Votez comme vous voulez (ou abstenez vous), mais une fois l’élection passée il faudra qu’on se demande collectivement comment créer un contexte favorable à l’émergence d’une société démocratique, c’est à dire (pour paraphraser la formule du philosophe Paul Ricoeur) qui se reconnaît traversée par des contradictions d’intérêts et qui tente réellement d’associer chacun.e à parts égales dans l’énonciation de ces contradictions, leur analyse, leur délibération et leur arbitrage. Pour que cette formule ne reste pas que des mots et que l’on n’attende pas la prochaine élection et la prochaine désillusion, il faudra faire valoir que notre condition de citoyen.ne ne se résume pas à abdiquer une fois tous les cinq ans notre pouvoir de décision à un.e président.e monarque qui n’aura aucun compte à rendre, à l’issue d’un processus biaisé qui favorise les défenseurs de l’ordre existant.

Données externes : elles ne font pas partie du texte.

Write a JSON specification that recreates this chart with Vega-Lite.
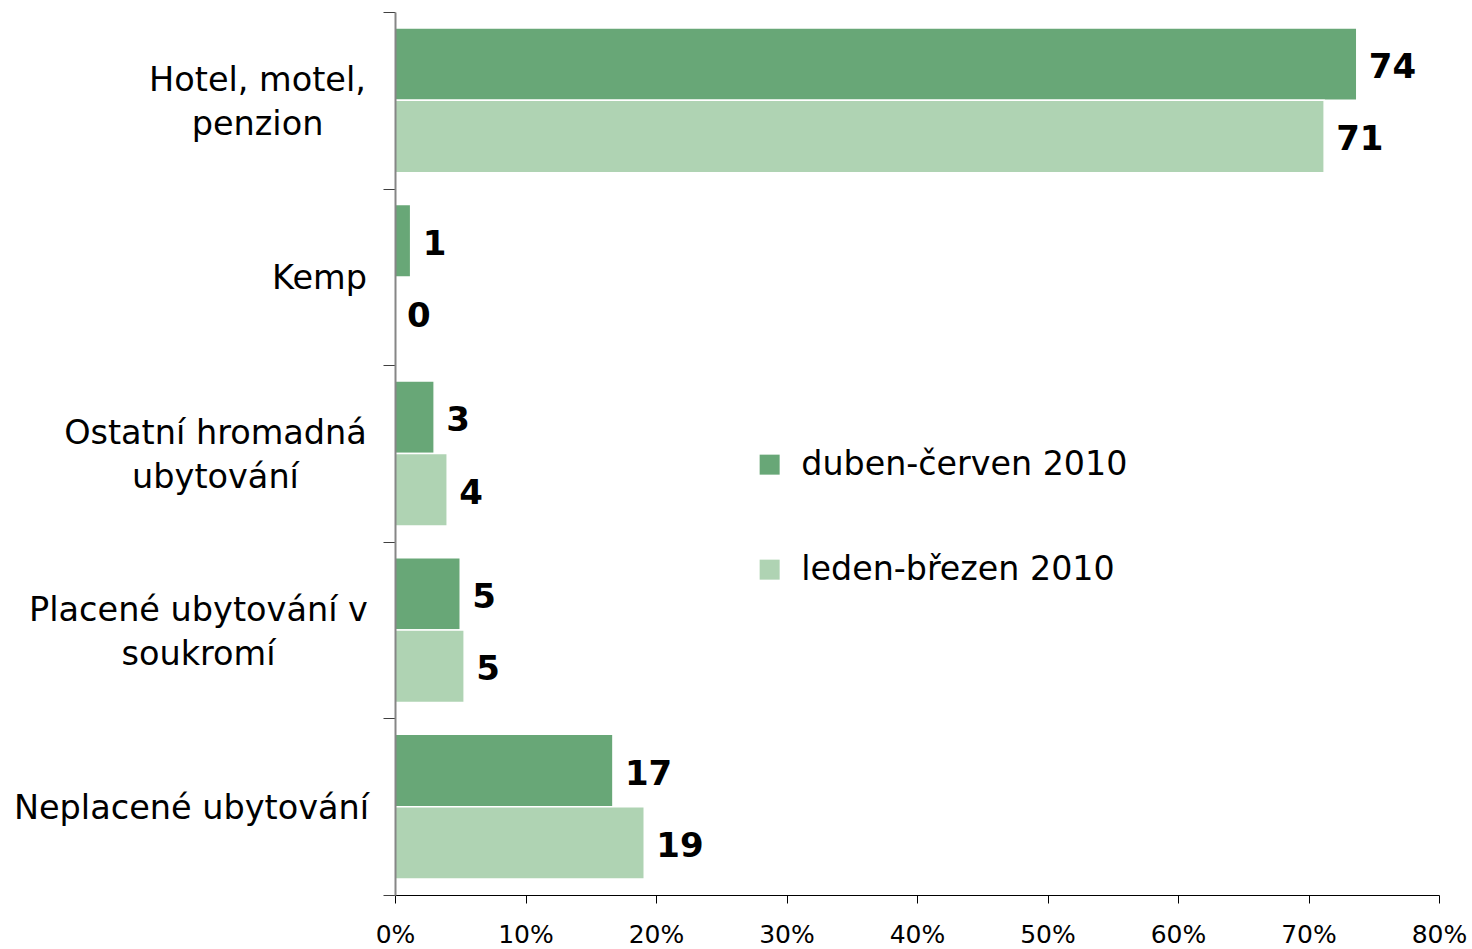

Pour simplifier à gros traits, il est dommage que le public des gilets jaunes, celui des mouvements sociaux « traditionnels » et celui des banlieues, qui tous les trois souffrent (bien que différemment) des mécanismes d’exploitation sur lesquels notre ordre social est construit, ne se rencontrent que marginalement et n’aient pour l’instant pas réussi à reconnaître leurs intérêts respectifs comme légitimes et à s’organiser ensemble pour précipiter la fin du modèle de société actuel. L’avenir proche pourrait nous donner de telles occasions. La crise écologique, la crise énergétique, la crise économique et sociale, ne manqueront pas de fournir des moments de vacillement du système, qu’il nous appartiendra de saisir comme acteurs plutôt que comme spectateurs, pour s’assurer qu’il ne s’en relève pas. Il faudra alors réussir à promouvoir un régime réellement démocratique, c’est à dire à reconnaître les intérêts de chaque personne comme d’importance égale, pour ne pas voir un nouveau système d’exploitation et de domination remplacer l’ancien.